-- begin Data section --
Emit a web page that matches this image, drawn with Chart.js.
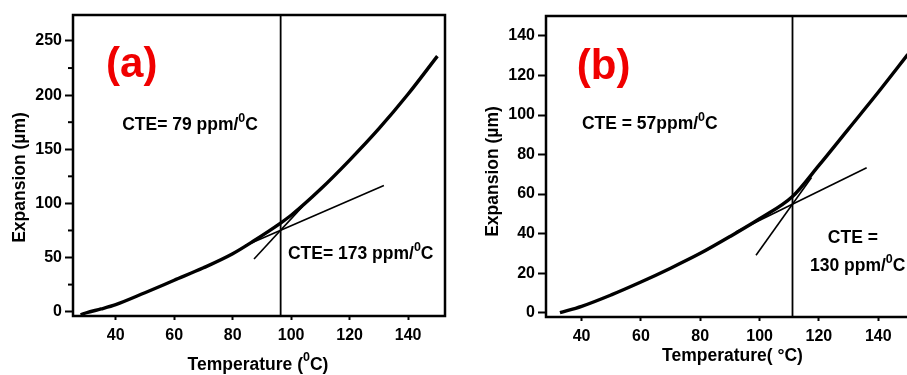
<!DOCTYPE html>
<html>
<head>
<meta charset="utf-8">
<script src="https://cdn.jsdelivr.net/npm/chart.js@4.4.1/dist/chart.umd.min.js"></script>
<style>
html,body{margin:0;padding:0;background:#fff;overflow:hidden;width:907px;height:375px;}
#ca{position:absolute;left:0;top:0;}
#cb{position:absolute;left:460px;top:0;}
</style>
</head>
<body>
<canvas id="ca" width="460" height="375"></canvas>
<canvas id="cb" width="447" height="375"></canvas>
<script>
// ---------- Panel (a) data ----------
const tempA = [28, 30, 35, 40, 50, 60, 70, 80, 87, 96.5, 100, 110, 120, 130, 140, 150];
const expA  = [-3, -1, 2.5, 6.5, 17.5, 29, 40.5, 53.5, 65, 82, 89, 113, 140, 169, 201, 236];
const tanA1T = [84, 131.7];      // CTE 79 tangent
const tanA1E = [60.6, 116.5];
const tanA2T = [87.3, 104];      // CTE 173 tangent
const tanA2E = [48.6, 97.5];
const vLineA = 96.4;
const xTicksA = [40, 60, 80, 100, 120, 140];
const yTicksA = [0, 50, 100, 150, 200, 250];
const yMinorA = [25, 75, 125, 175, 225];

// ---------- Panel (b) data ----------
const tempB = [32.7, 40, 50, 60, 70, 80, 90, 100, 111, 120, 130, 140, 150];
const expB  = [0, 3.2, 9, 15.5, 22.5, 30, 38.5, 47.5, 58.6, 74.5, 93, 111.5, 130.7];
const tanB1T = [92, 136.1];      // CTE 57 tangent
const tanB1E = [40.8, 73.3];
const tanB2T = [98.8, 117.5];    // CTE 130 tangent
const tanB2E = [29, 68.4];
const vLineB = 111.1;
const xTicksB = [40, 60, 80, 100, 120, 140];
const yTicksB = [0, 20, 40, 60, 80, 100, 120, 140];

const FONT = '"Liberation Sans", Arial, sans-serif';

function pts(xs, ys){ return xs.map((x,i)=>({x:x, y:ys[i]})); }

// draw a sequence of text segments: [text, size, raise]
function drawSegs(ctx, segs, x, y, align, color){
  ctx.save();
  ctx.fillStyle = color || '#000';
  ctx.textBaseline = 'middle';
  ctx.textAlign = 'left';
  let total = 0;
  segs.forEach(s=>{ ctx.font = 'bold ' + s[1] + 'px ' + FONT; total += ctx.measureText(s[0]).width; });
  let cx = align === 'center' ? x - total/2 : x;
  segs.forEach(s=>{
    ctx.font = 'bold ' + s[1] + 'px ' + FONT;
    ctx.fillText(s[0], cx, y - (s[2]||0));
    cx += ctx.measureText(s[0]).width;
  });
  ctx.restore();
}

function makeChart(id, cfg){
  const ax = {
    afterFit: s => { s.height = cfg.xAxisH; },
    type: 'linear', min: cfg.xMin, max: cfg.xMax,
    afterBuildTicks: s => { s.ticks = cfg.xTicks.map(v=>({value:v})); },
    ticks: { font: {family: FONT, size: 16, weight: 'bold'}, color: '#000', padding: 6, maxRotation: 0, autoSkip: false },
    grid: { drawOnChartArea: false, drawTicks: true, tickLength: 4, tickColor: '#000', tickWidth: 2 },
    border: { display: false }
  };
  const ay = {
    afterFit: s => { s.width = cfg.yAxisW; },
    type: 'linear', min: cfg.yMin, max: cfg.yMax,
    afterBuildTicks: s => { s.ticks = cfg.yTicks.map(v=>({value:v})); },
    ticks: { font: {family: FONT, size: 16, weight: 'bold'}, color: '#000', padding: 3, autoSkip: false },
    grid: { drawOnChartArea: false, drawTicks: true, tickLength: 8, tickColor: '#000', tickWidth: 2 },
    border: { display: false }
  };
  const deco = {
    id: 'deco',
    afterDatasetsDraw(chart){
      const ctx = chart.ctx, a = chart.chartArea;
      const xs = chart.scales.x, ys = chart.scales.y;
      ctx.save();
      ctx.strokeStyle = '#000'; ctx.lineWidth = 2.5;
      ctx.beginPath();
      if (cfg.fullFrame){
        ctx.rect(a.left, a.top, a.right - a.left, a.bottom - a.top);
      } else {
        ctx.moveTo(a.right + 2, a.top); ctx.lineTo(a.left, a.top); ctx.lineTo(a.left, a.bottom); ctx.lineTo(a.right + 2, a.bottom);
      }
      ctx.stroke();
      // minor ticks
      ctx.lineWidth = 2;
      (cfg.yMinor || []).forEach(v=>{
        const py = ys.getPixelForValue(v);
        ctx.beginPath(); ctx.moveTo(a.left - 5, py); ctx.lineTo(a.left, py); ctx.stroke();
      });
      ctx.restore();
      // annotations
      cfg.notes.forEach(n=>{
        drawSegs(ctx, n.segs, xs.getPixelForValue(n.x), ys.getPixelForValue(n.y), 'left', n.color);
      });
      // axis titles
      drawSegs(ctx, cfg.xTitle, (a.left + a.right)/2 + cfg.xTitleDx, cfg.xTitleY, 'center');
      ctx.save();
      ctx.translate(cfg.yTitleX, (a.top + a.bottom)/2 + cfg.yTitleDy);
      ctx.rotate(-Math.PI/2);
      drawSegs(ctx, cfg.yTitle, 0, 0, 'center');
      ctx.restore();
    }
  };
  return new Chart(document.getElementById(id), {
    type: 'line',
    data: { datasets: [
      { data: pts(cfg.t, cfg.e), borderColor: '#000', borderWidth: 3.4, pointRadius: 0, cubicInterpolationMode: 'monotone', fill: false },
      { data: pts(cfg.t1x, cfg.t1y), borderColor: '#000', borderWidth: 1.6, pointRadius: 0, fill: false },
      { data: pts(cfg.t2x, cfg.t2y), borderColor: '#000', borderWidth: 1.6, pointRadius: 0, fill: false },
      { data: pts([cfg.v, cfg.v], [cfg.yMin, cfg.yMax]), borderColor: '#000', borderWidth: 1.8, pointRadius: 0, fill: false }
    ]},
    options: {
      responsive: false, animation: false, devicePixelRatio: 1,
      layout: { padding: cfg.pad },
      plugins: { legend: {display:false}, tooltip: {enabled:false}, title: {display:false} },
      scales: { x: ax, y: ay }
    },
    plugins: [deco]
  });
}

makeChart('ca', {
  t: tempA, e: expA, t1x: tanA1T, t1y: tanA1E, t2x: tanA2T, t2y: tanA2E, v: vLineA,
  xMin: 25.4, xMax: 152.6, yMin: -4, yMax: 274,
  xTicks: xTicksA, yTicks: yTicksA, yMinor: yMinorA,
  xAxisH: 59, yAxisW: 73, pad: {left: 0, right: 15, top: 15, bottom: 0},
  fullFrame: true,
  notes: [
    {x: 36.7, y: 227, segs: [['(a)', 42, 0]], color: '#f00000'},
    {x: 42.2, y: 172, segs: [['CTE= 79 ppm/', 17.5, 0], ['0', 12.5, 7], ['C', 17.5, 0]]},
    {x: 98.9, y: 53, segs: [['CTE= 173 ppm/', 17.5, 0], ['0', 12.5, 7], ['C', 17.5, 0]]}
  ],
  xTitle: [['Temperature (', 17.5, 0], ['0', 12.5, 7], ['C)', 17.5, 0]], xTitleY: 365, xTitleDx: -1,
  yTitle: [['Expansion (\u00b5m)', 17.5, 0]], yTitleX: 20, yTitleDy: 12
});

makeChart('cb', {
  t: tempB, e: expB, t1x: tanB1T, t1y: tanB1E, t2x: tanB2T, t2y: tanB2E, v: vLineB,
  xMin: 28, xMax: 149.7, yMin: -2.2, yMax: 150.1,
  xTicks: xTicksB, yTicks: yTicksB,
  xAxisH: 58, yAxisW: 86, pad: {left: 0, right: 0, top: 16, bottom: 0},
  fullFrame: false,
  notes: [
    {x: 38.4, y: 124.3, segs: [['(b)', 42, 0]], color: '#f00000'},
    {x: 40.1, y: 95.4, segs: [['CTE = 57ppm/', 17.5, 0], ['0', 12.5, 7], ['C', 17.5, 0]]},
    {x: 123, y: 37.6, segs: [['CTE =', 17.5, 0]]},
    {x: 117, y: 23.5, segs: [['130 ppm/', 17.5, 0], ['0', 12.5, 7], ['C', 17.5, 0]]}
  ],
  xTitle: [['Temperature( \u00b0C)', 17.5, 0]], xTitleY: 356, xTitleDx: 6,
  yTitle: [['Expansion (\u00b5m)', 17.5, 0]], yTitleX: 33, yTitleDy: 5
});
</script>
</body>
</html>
-- end Data section --
### To do
Up to and including the line containing "const yMinorA = [25, 75, 125, 175, 225];", repeat every line from the start of the data, but none of the pictures.

### Task result
Emit a web page that matches this image, drawn with Chart.js.
<!DOCTYPE html>
<html>
<head>
<meta charset="utf-8">
<script src="https://cdn.jsdelivr.net/npm/chart.js@4.4.1/dist/chart.umd.min.js"></script>
<style>
html,body{margin:0;padding:0;background:#fff;overflow:hidden;width:907px;height:375px;}
#ca{position:absolute;left:0;top:0;}
#cb{position:absolute;left:460px;top:0;}
</style>
</head>
<body>
<canvas id="ca" width="460" height="375"></canvas>
<canvas id="cb" width="447" height="375"></canvas>
<script>
// ---------- Panel (a) data ----------
const tempA = [28, 30, 35, 40, 50, 60, 70, 80, 87, 96.5, 100, 110, 120, 130, 140, 150];
const expA  = [-3, -1, 2.5, 6.5, 17.5, 29, 40.5, 53.5, 65, 82, 89, 113, 140, 169, 201, 236];
const tanA1T = [84, 131.7];      // CTE 79 tangent
const tanA1E = [60.6, 116.5];
const tanA2T = [87.3, 104];      // CTE 173 tangent
const tanA2E = [48.6, 97.5];
const vLineA = 96.4;
const xTicksA = [40, 60, 80, 100, 120, 140];
const yTicksA = [0, 50, 100, 150, 200, 250];
const yMinorA = [25, 75, 125, 175, 225];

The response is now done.